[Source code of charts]

╔══

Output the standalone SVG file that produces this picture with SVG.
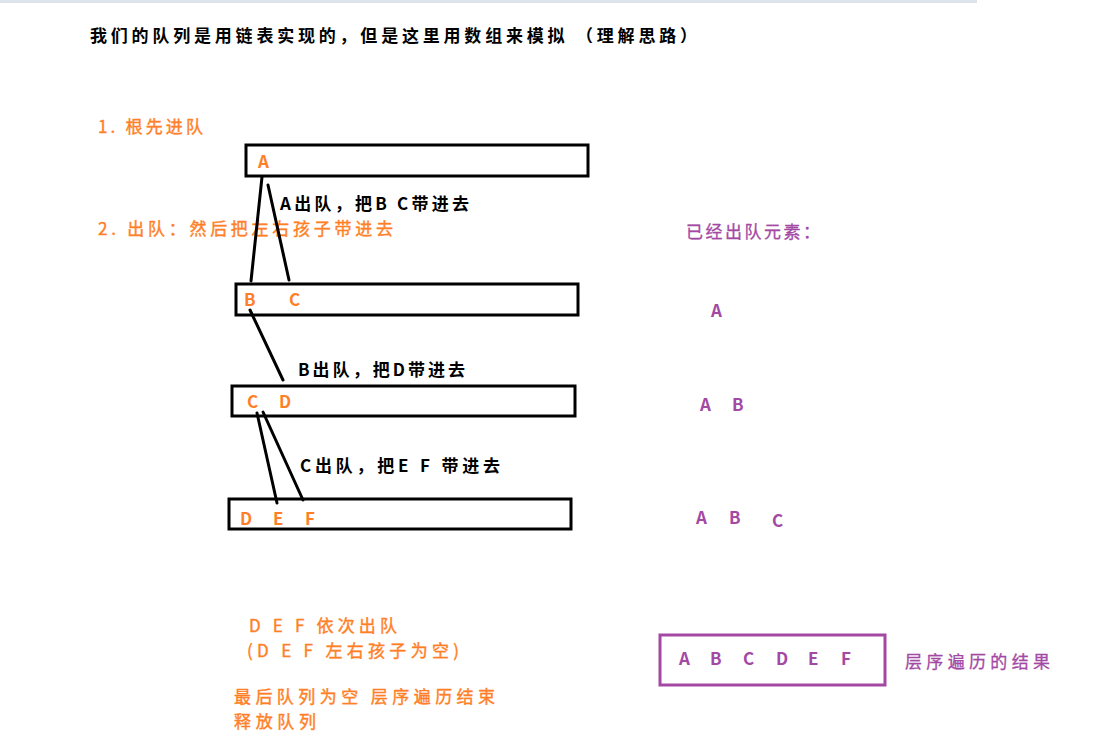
<svg xmlns="http://www.w3.org/2000/svg" width="1112" height="756" viewBox="0 0 1112 756">
<style>
text{font-family:"Noto Sans CJK SC","Noto Sans",sans-serif;font-size:17px;}
.blk{fill:#000;font-weight:bold;}
.org{fill:#FF7F27;stroke:#FF7F27;stroke-width:0.4;}
.pur{fill:#A349A4;stroke:#A349A4;stroke-width:0.3;}
.ltr{font-weight:bold;stroke:none;}
.box{fill:#fff;stroke:#000;stroke-width:3;}
.pbox{fill:#fff;stroke:#A349A4;stroke-width:3;}
.ln{stroke:#000;stroke-width:3;fill:none;stroke-linecap:round;}
</style>
<rect x="0" y="0" width="1112" height="756" fill="#fff"/>
<rect x="0" y="0" width="977" height="3" fill="#DCE3EA"/>
<text class="blk" x="90" y="42" textLength="607" lengthAdjust="spacing">我们的队列是用链表实现的，但是这里用数组来模拟  （理解思路）</text>
<text class="org" x="98" y="133" textLength="105" lengthAdjust="spacing">1. 根先进队</text>
<text class="org" x="98" y="235" textLength="295" lengthAdjust="spacing">2. 出队：然后把左右孩子带进去</text>

<g id="queue1">
<rect class="box" x="246" y="145" width="342" height="31"/>
<text class="org ltr" x="258" y="168">A</text>
</g>
<g id="queue2">
<rect class="box" x="236" y="284" width="342" height="31"/>
<text class="org ltr" x="244" y="306">B</text>
<text class="org ltr" x="289" y="306">C</text>
</g>
<g id="queue3">
<rect class="box" x="232" y="386" width="343" height="30"/>
<text class="org ltr" x="247" y="408">C</text>
<text class="org ltr" x="279" y="408">D</text>
</g>
<g id="queue4">
<rect class="box" x="229" y="499" width="342" height="30"/>
<text class="org ltr" x="240" y="525">D</text>
<text class="org ltr" x="273" y="525">E</text>
<text class="org ltr" x="305" y="525">F</text>
</g>

<g id="connectors">
<line class="ln" x1="262" y1="177" x2="251" y2="281"/>
<line class="ln" x1="268" y1="185" x2="289" y2="280"/>
<line class="ln" x1="250" y1="310" x2="283" y2="380"/>
<line class="ln" x1="257" y1="413" x2="277" y2="503"/>
<line class="ln" x1="263" y1="412" x2="303" y2="500"/>
</g>

<text class="blk" x="280" y="210" textLength="189" lengthAdjust="spacing">A出队，把B C带进去</text>
<text class="blk" x="298" y="376" textLength="167" lengthAdjust="spacing">B出队，把D带进去</text>
<text class="blk" x="300" y="472" textLength="200" lengthAdjust="spacing">C出队，把E F 带进去</text>

<text class="pur" x="686" y="238" textLength="134" lengthAdjust="spacing">已经出队元素：</text>
<text class="pur ltr" x="711" y="317">A</text>
<text class="pur ltr" x="700" y="411">A</text>
<text class="pur ltr" x="732" y="411">B</text>
<text class="pur ltr" x="696" y="524">A</text>
<text class="pur ltr" x="729" y="524">B</text>
<text class="pur ltr" x="772" y="527">C</text>

<g id="result">
<rect class="pbox" x="660" y="635" width="225" height="50"/>
<text class="pur ltr" x="679" y="665">A</text>
<text class="pur ltr" x="710" y="665">B</text>
<text class="pur ltr" x="743" y="665">C</text>
<text class="pur ltr" x="776" y="665">D</text>
<text class="pur ltr" x="808" y="665">E</text>
<text class="pur ltr" x="841" y="665">F</text>
</g>
<text class="pur" x="905" y="668" textLength="145" lengthAdjust="spacing">层序遍历的结果</text>

<text class="org" x="249" y="632" textLength="148" lengthAdjust="spacing">D E F 依次出队</text>
<text class="org" x="247" y="657" textLength="212" lengthAdjust="spacing">(D E F 左右孩子为空)</text>
<text class="org" x="234" y="703" textLength="261" lengthAdjust="spacing">最后队列为空 层序遍历结束</text>
<text class="org" x="234" y="728" textLength="82" lengthAdjust="spacing">释放队列</text>
</svg>
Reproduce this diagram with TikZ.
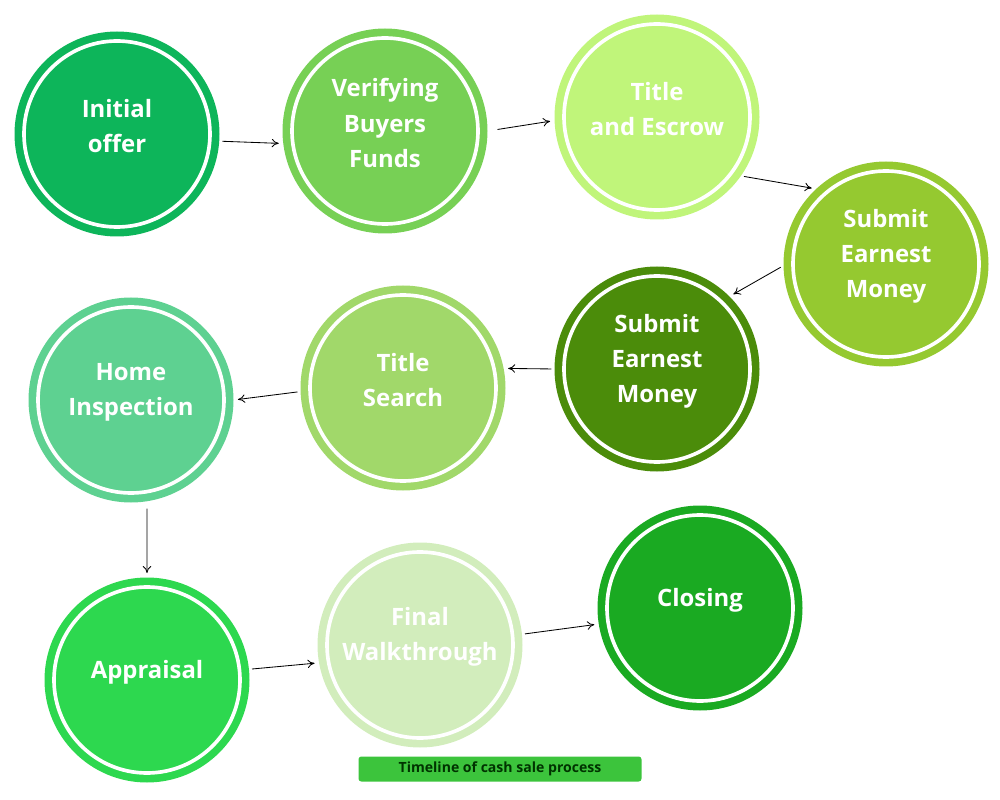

╚══

--- WHAT THE TASK ASKS ---
Could you reproduce every record above exactly, leaving out the pictures?

--- OUTPUT FOR THIS EXERCISE ---
Output the standalone SVG file that produces this picture with SVG.
<svg xmlns="http://www.w3.org/2000/svg" width="1112" height="756" viewBox="0 0 1112 756">
<style>
text{font-family:"Noto Sans CJK SC","Noto Sans",sans-serif;font-size:17px;}
.blk{fill:#000;font-weight:bold;}
.org{fill:#FF7F27;stroke:#FF7F27;stroke-width:0.4;}
.pur{fill:#A349A4;stroke:#A349A4;stroke-width:0.3;}
.ltr{font-weight:bold;stroke:none;}
.box{fill:#fff;stroke:#000;stroke-width:3;}
.pbox{fill:#fff;stroke:#A349A4;stroke-width:3;}
.ln{stroke:#000;stroke-width:3;fill:none;stroke-linecap:round;}
</style>
<rect x="0" y="0" width="1112" height="756" fill="#fff"/>
<rect x="0" y="0" width="977" height="3" fill="#DCE3EA"/>
<text class="blk" x="90" y="42" textLength="607" lengthAdjust="spacing">我们的队列是用链表实现的，但是这里用数组来模拟  （理解思路）</text>
<text class="org" x="98" y="133" textLength="105" lengthAdjust="spacing">1. 根先进队</text>
<text class="org" x="98" y="235" textLength="295" lengthAdjust="spacing">2. 出队：然后把左右孩子带进去</text>

<g id="queue1">
<rect class="box" x="246" y="145" width="342" height="31"/>
<text class="org ltr" x="258" y="168">A</text>
</g>
<g id="queue2">
<rect class="box" x="236" y="284" width="342" height="31"/>
<text class="org ltr" x="244" y="306">B</text>
<text class="org ltr" x="289" y="306">C</text>
</g>
<g id="queue3">
<rect class="box" x="232" y="386" width="343" height="30"/>
<text class="org ltr" x="247" y="408">C</text>
<text class="org ltr" x="279" y="408">D</text>
</g>
<g id="queue4">
<rect class="box" x="229" y="499" width="342" height="30"/>
<text class="org ltr" x="240" y="525">D</text>
<text class="org ltr" x="273" y="525">E</text>
<text class="org ltr" x="305" y="525">F</text>
</g>

<g id="connectors">
<line class="ln" x1="262" y1="177" x2="251" y2="281"/>
<line class="ln" x1="268" y1="185" x2="289" y2="280"/>
<line class="ln" x1="250" y1="310" x2="283" y2="380"/>
<line class="ln" x1="257" y1="413" x2="277" y2="503"/>
<line class="ln" x1="263" y1="412" x2="303" y2="500"/>
</g>

<text class="blk" x="280" y="210" textLength="189" lengthAdjust="spacing">A出队，把B C带进去</text>
<text class="blk" x="298" y="376" textLength="167" lengthAdjust="spacing">B出队，把D带进去</text>
<text class="blk" x="300" y="472" textLength="200" lengthAdjust="spacing">C出队，把E F 带进去</text>

<text class="pur" x="686" y="238" textLength="134" lengthAdjust="spacing">已经出队元素：</text>
<text class="pur ltr" x="711" y="317">A</text>
<text class="pur ltr" x="700" y="411">A</text>
<text class="pur ltr" x="732" y="411">B</text>
<text class="pur ltr" x="696" y="524">A</text>
<text class="pur ltr" x="729" y="524">B</text>
<text class="pur ltr" x="772" y="527">C</text>

<g id="result">
<rect class="pbox" x="660" y="635" width="225" height="50"/>
<text class="pur ltr" x="679" y="665">A</text>
<text class="pur ltr" x="710" y="665">B</text>
<text class="pur ltr" x="743" y="665">C</text>
<text class="pur ltr" x="776" y="665">D</text>
<text class="pur ltr" x="808" y="665">E</text>
<text class="pur ltr" x="841" y="665">F</text>
</g>
<text class="pur" x="905" y="668" textLength="145" lengthAdjust="spacing">层序遍历的结果</text>

<text class="org" x="249" y="632" textLength="148" lengthAdjust="spacing">D E F 依次出队</text>
<text class="org" x="247" y="657" textLength="212" lengthAdjust="spacing">(D E F 左右孩子为空)</text>
<text class="org" x="234" y="703" textLength="261" lengthAdjust="spacing">最后队列为空 层序遍历结束</text>
<text class="org" x="234" y="728" textLength="82" lengthAdjust="spacing">释放队列</text>
</svg>
Reproduce this diagram with TikZ.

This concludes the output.